EXERCISE REQUIREMENTS: Extract the whole listing as it stands. Do not include the pictures.

DATA LINES:
● ● ● ● ●
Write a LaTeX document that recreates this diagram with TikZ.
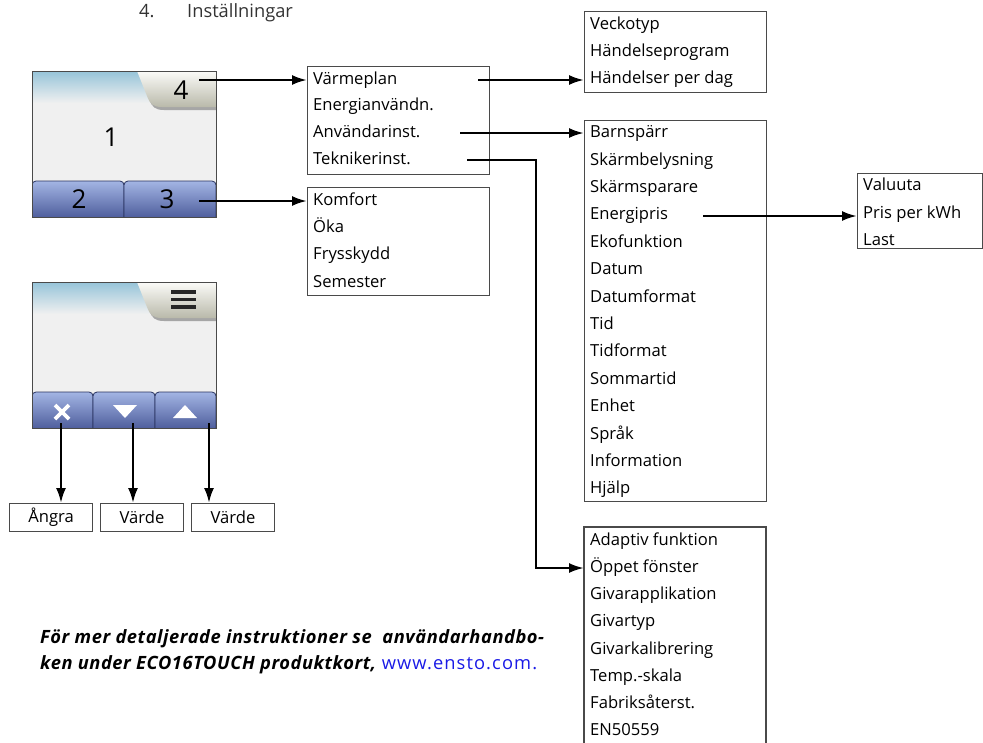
\documentclass[tikz,border=0pt]{standalone}
\usepackage{fontspec}
\setmainfont{Open Sans}
\usetikzlibrary{arrows.meta}
\definecolor{framegray}{HTML}{4A4A4A}
\definecolor{scrbg}{HTML}{F0F0F0}
\definecolor{skyblue}{HTML}{96C4D9}
\definecolor{tabtop}{HTML}{FBFBF8}
\definecolor{tabbot}{HTML}{B9B9AA}
\definecolor{btntop}{HTML}{A3B5E4}
\definecolor{btnbot}{HTML}{3D4C8E}
\definecolor{btnline}{HTML}{27315E}
\definecolor{linkblue}{HTML}{1A1AE6}
\definecolor{titlegray}{HTML}{333333}
\tikzset{
  listbox/.style={draw=framegray, line width=1.1pt, fill=white, anchor=north west,
    inner sep=0pt},
  item/.style={anchor=mid west, inner sep=0pt, yshift=-2pt,
    font=\fontsize{16.6}{19}\selectfont},
  arr/.style={line width=2.4pt, -{Latex[length=15pt,width=10pt]}},
  keytext/.style={font=\fontsize{26}{28}\selectfont},
  smallbox/.style={draw=framegray, line width=1.1pt, minimum width=83pt,
    minimum height=28pt, inner sep=0pt, anchor=north west,
    font=\fontsize{16.6}{19}\selectfont},
  btn/.style={top color=btntop, bottom color=btnbot, draw=btnline, line width=0.8pt,
    rounded corners=4pt},
  heading/.style={anchor=base west, inner sep=0pt, text=titlegray,
    font=\fontsize{18.3}{21}\selectfont},
  notetext/.style={anchor=base west, inner sep=0pt,
    font=\fontsize{18.3}{21}\selectfont\addfontfeature{LetterSpace=3}},
}
\begin{document}
\begin{tikzpicture}[x=1pt,y=-1pt]
\useasboundingbox (0,0) rectangle (983,742);

% heading
\node[heading] (hnum) at (139,17) {4.};
\node[heading] (htitle) at (187,17) {Inställningar};

% ---------- display 1 ----------
\begin{scope}
  \clip (32,71) rectangle (216,217);
  \fill[scrbg] (32,71) rectangle (216,217);
  \shade[top color=skyblue, bottom color=scrbg] (32,71) rectangle (216,103);
  % tab
  \fill[black!35] (139,73) -- (149,99) .. controls (152,107) and (155,110) .. (164,110) -- (218,110) -- (218,73) -- cycle;
  \shade[top color=tabtop, bottom color=tabbot]
    (137,71) -- (147,96) .. controls (150,104) and (153,107) .. (162,107) -- (216,107) -- (216,71) -- cycle;
  % soft keys
  \shade[btn] (32,181) rectangle (124,225);
  \shade[btn] (124,181) rectangle (216,225);
\end{scope}
\node[draw=framegray, line width=1.1pt, minimum width=184pt, minimum height=146pt,
  anchor=north west, inner sep=0pt] (scr1) at (32,71) {};
\node[keytext] (k1) at (111,137) {1};
\node[keytext] (k4) at (181,90) {4};
\node[keytext] (k2) at (79,199) {2};
\node[keytext] (k3) at (167,199) {3};

% ---------- display 2 ----------
\begin{scope}
  \clip (32,282) rectangle (216,428);
  \fill[scrbg] (32,282) rectangle (216,428);
  \shade[top color=skyblue, bottom color=scrbg] (32,282) rectangle (216,314);
  \fill[black!35] (139,284) -- (149,310) .. controls (152,318) and (155,321) .. (164,321) -- (218,321) -- (218,284) -- cycle;
  \shade[top color=tabtop, bottom color=tabbot]
    (137,282) -- (147,307) .. controls (150,315) and (153,318) .. (162,318) -- (216,318) -- (216,282) -- cycle;
  \shade[btn] (32,392) rectangle (93,436);
  \shade[btn] (93,392) rectangle (155,436);
  \shade[btn] (155,392) rectangle (216,436);
\end{scope}
\node[draw=framegray, line width=1.1pt, minimum width=184pt, minimum height=146pt,
  anchor=north west, inner sep=0pt] (scr2) at (32,282) {};
% menu icon
\foreach \yy in {292,299.5,307}
  \fill[black!85] (171,\yy-1.6) rectangle (196,\yy+1.6);
% cancel, down, up
\draw[white, line width=3.6pt] (55,405) -- (69,419) (55,419) -- (69,405);
\fill[white] (113,405) -- (137,405) -- (125,418) -- cycle;
\fill[white] (173,418) -- (197,418) -- (185,405) -- cycle;

% ---------- result boxes under display 2 ----------
\node[smallbox] (angra) at (9,503) {Ångra};
\node[smallbox] (varde1) at (100,503) {Värde};
\node[smallbox] (varde2) at (191,503) {Värde};
\coordinate (x1) at (61,423);
\coordinate (x2) at (133,423);
\coordinate (x3) at (209,423);
\draw[arr] (x1) -- (x1 |- angra.north);
\draw[arr] (x2) -- (x2 |- varde1.north);
\draw[arr] (x3) -- (x3 |- varde2.north);

% ---------- main menu ----------
\node[listbox, minimum width=182pt, minimum height=108pt] (mbox) at (307,66) {};
\node[item] (varme) at (313,80) {Värmeplan};
\node[item] (energi) at (313,106) {Energianvändn.};
\node[item] (anv) at (313,133) {Användarinst.};
\node[item] (tekn) at (313,160) {Teknikerinst.};

% ---------- mode menu ----------
\node[listbox, minimum width=182pt, minimum height=108pt] (kbox) at (307,187) {};
\node[item] (komf) at (313,201) {Komfort};
\node[item] (oka) at (313,228) {Öka};
\node[item] (frys) at (313,255) {Frysskydd};
\node[item] (sem) at (313,283) {Semester};

\coordinate (s4) at (199,80);
\coordinate (s3) at (199,201);
\draw[arr] (s4) -- (s4 -| mbox.west);
\draw[arr] (s3) -- (s3 -| kbox.west);

% ---------- week plan ----------
\node[listbox, minimum width=182pt, minimum height=81pt] (hbox) at (584,11) {};
\node[item] (vecko) at (590,25) {Veckotyp};
\node[item] (hprog) at (590,52) {Händelseprogram};
\node[item] (hdag) at (590,79) {Händelser per dag};
\coordinate (sv) at (478,80);
\draw[arr] (sv) -- (sv -| hbox.west);

% ---------- user settings ----------
\node[listbox, minimum width=182pt, minimum height=381pt] (ubox) at (584,120) {};
\foreach \t [count=\i from 0] in {Barnspärr,Skärmbelysning,Skärmsparare,Energipris,Ekofunktion,Datum,Datumformat,Tid,Tidformat,Sommartid,Enhet,Språk,Information,Hjälp}
  \node[item] (u\i) at (590,133+27.4*\i) {\t};
\coordinate (sa) at (460,133);
\draw[arr] (sa) -- (sa -| ubox.west);

% ---------- energy price ----------
\node[listbox, minimum width=125pt, minimum height=75pt] (pbox) at (857,173) {};
\node[item] (valuta) at (863,186) {Valuuta};
\node[item] (kwh) at (863,214) {Pris per kWh};
\node[item] (last) at (863,241) {Last};
\coordinate (se) at (703,216);
\draw[arr] (se) -- (se -| pbox.west);

% ---------- installer settings ----------
\fill[white] (584,527) rectangle (766,742);
\draw[framegray, line width=1.1pt] (584,745) -- (584,527) -- (766,527) -- (766,745);
\coordinate (tbox) at (584,568);
\foreach \t [count=\i from 0] in {Adaptiv funktion,Öppet fönster,Givarapplikation,Givartyp,Givarkalibrering,Temp.-skala,Fabriksåterst.,EN50559}
  \node[item] (t\i) at (590,541+27.1*\i) {\t};
\coordinate (st) at (467,160);
\draw[arr] (st) -| (536,568) -- (tbox);

% ---------- note ----------
\node[notetext] (note1) at (40,643)
  {\textbf{\textit{För mer detaljerade instruktioner se\ \ användarhandbo-}}};
\node[notetext] (note2) at (40,669)
  {\textbf{\textit{ken under ECO16TOUCH produktkort,}} \textcolor{linkblue}{\addfontfeature{LetterSpace=6}www.ensto.com.}};
\end{tikzpicture}
\end{document}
● ● ● ● ●
ANSWER TO THIS PROBLEM:
Write a LaTeX document that recreates this diagram with TikZ.
\documentclass[tikz,border=0pt]{standalone}
\usepackage{fontspec}
\setmainfont{Open Sans}
\usetikzlibrary{arrows.meta}
\definecolor{framegray}{HTML}{4A4A4A}
\definecolor{scrbg}{HTML}{F0F0F0}
\definecolor{skyblue}{HTML}{96C4D9}
\definecolor{tabtop}{HTML}{FBFBF8}
\definecolor{tabbot}{HTML}{B9B9AA}
\definecolor{btntop}{HTML}{A3B5E4}
\definecolor{btnbot}{HTML}{3D4C8E}
\definecolor{btnline}{HTML}{27315E}
\definecolor{linkblue}{HTML}{1A1AE6}
\definecolor{titlegray}{HTML}{333333}
\tikzset{
  listbox/.style={draw=framegray, line width=1.1pt, fill=white, anchor=north west,
    inner sep=0pt},
  item/.style={anchor=mid west, inner sep=0pt, yshift=-2pt,
    font=\fontsize{16.6}{19}\selectfont},
  arr/.style={line width=2.4pt, -{Latex[length=15pt,width=10pt]}},
  keytext/.style={font=\fontsize{26}{28}\selectfont},
  smallbox/.style={draw=framegray, line width=1.1pt, minimum width=83pt,
    minimum height=28pt, inner sep=0pt, anchor=north west,
    font=\fontsize{16.6}{19}\selectfont},
  btn/.style={top color=btntop, bottom color=btnbot, draw=btnline, line width=0.8pt,
    rounded corners=4pt},
  heading/.style={anchor=base west, inner sep=0pt, text=titlegray,
    font=\fontsize{18.3}{21}\selectfont},
  notetext/.style={anchor=base west, inner sep=0pt,
    font=\fontsize{18.3}{21}\selectfont\addfontfeature{LetterSpace=3}},
}
\begin{document}
\begin{tikzpicture}[x=1pt,y=-1pt]
\useasboundingbox (0,0) rectangle (983,742);

% heading
\node[heading] (hnum) at (139,17) {4.};
\node[heading] (htitle) at (187,17) {Inställningar};

% ---------- display 1 ----------
\begin{scope}
  \clip (32,71) rectangle (216,217);
  \fill[scrbg] (32,71) rectangle (216,217);
  \shade[top color=skyblue, bottom color=scrbg] (32,71) rectangle (216,103);
  % tab
  \fill[black!35] (139,73) -- (149,99) .. controls (152,107) and (155,110) .. (164,110) -- (218,110) -- (218,73) -- cycle;
  \shade[top color=tabtop, bottom color=tabbot]
    (137,71) -- (147,96) .. controls (150,104) and (153,107) .. (162,107) -- (216,107) -- (216,71) -- cycle;
  % soft keys
  \shade[btn] (32,181) rectangle (124,225);
  \shade[btn] (124,181) rectangle (216,225);
\end{scope}
\node[draw=framegray, line width=1.1pt, minimum width=184pt, minimum height=146pt,
  anchor=north west, inner sep=0pt] (scr1) at (32,71) {};
\node[keytext] (k1) at (111,137) {1};
\node[keytext] (k4) at (181,90) {4};
\node[keytext] (k2) at (79,199) {2};
\node[keytext] (k3) at (167,199) {3};

% ---------- display 2 ----------
\begin{scope}
  \clip (32,282) rectangle (216,428);
  \fill[scrbg] (32,282) rectangle (216,428);
  \shade[top color=skyblue, bottom color=scrbg] (32,282) rectangle (216,314);
  \fill[black!35] (139,284) -- (149,310) .. controls (152,318) and (155,321) .. (164,321) -- (218,321) -- (218,284) -- cycle;
  \shade[top color=tabtop, bottom color=tabbot]
    (137,282) -- (147,307) .. controls (150,315) and (153,318) .. (162,318) -- (216,318) -- (216,282) -- cycle;
  \shade[btn] (32,392) rectangle (93,436);
  \shade[btn] (93,392) rectangle (155,436);
  \shade[btn] (155,392) rectangle (216,436);
\end{scope}
\node[draw=framegray, line width=1.1pt, minimum width=184pt, minimum height=146pt,
  anchor=north west, inner sep=0pt] (scr2) at (32,282) {};
% menu icon
\foreach \yy in {292,299.5,307}
  \fill[black!85] (171,\yy-1.6) rectangle (196,\yy+1.6);
% cancel, down, up
\draw[white, line width=3.6pt] (55,405) -- (69,419) (55,419) -- (69,405);
\fill[white] (113,405) -- (137,405) -- (125,418) -- cycle;
\fill[white] (173,418) -- (197,418) -- (185,405) -- cycle;

% ---------- result boxes under display 2 ----------
\node[smallbox] (angra) at (9,503) {Ångra};
\node[smallbox] (varde1) at (100,503) {Värde};
\node[smallbox] (varde2) at (191,503) {Värde};
\coordinate (x1) at (61,423);
\coordinate (x2) at (133,423);
\coordinate (x3) at (209,423);
\draw[arr] (x1) -- (x1 |- angra.north);
\draw[arr] (x2) -- (x2 |- varde1.north);
\draw[arr] (x3) -- (x3 |- varde2.north);

% ---------- main menu ----------
\node[listbox, minimum width=182pt, minimum height=108pt] (mbox) at (307,66) {};
\node[item] (varme) at (313,80) {Värmeplan};
\node[item] (energi) at (313,106) {Energianvändn.};
\node[item] (anv) at (313,133) {Användarinst.};
\node[item] (tekn) at (313,160) {Teknikerinst.};

% ---------- mode menu ----------
\node[listbox, minimum width=182pt, minimum height=108pt] (kbox) at (307,187) {};
\node[item] (komf) at (313,201) {Komfort};
\node[item] (oka) at (313,228) {Öka};
\node[item] (frys) at (313,255) {Frysskydd};
\node[item] (sem) at (313,283) {Semester};

\coordinate (s4) at (199,80);
\coordinate (s3) at (199,201);
\draw[arr] (s4) -- (s4 -| mbox.west);
\draw[arr] (s3) -- (s3 -| kbox.west);

% ---------- week plan ----------
\node[listbox, minimum width=182pt, minimum height=81pt] (hbox) at (584,11) {};
\node[item] (vecko) at (590,25) {Veckotyp};
\node[item] (hprog) at (590,52) {Händelseprogram};
\node[item] (hdag) at (590,79) {Händelser per dag};
\coordinate (sv) at (478,80);
\draw[arr] (sv) -- (sv -| hbox.west);

% ---------- user settings ----------
\node[listbox, minimum width=182pt, minimum height=381pt] (ubox) at (584,120) {};
\foreach \t [count=\i from 0] in {Barnspärr,Skärmbelysning,Skärmsparare,Energipris,Ekofunktion,Datum,Datumformat,Tid,Tidformat,Sommartid,Enhet,Språk,Information,Hjälp}
  \node[item] (u\i) at (590,133+27.4*\i) {\t};
\coordinate (sa) at (460,133);
\draw[arr] (sa) -- (sa -| ubox.west);

% ---------- energy price ----------
\node[listbox, minimum width=125pt, minimum height=75pt] (pbox) at (857,173) {};
\node[item] (valuta) at (863,186) {Valuuta};
\node[item] (kwh) at (863,214) {Pris per kWh};
\node[item] (last) at (863,241) {Last};
\coordinate (se) at (703,216);
\draw[arr] (se) -- (se -| pbox.west);

% ---------- installer settings ----------
\fill[white] (584,527) rectangle (766,742);
\draw[framegray, line width=1.1pt] (584,745) -- (584,527) -- (766,527) -- (766,745);
\coordinate (tbox) at (584,568);
\foreach \t [count=\i from 0] in {Adaptiv funktion,Öppet fönster,Givarapplikation,Givartyp,Givarkalibrering,Temp.-skala,Fabriksåterst.,EN50559}
  \node[item] (t\i) at (590,541+27.1*\i) {\t};
\coordinate (st) at (467,160);
\draw[arr] (st) -| (536,568) -- (tbox);

% ---------- note ----------
\node[notetext] (note1) at (40,643)
  {\textbf{\textit{För mer detaljerade instruktioner se\ \ användarhandbo-}}};
\node[notetext] (note2) at (40,669)
  {\textbf{\textit{ken under ECO16TOUCH produktkort,}} \textcolor{linkblue}{\addfontfeature{LetterSpace=6}www.ensto.com.}};
\end{tikzpicture}
\end{document}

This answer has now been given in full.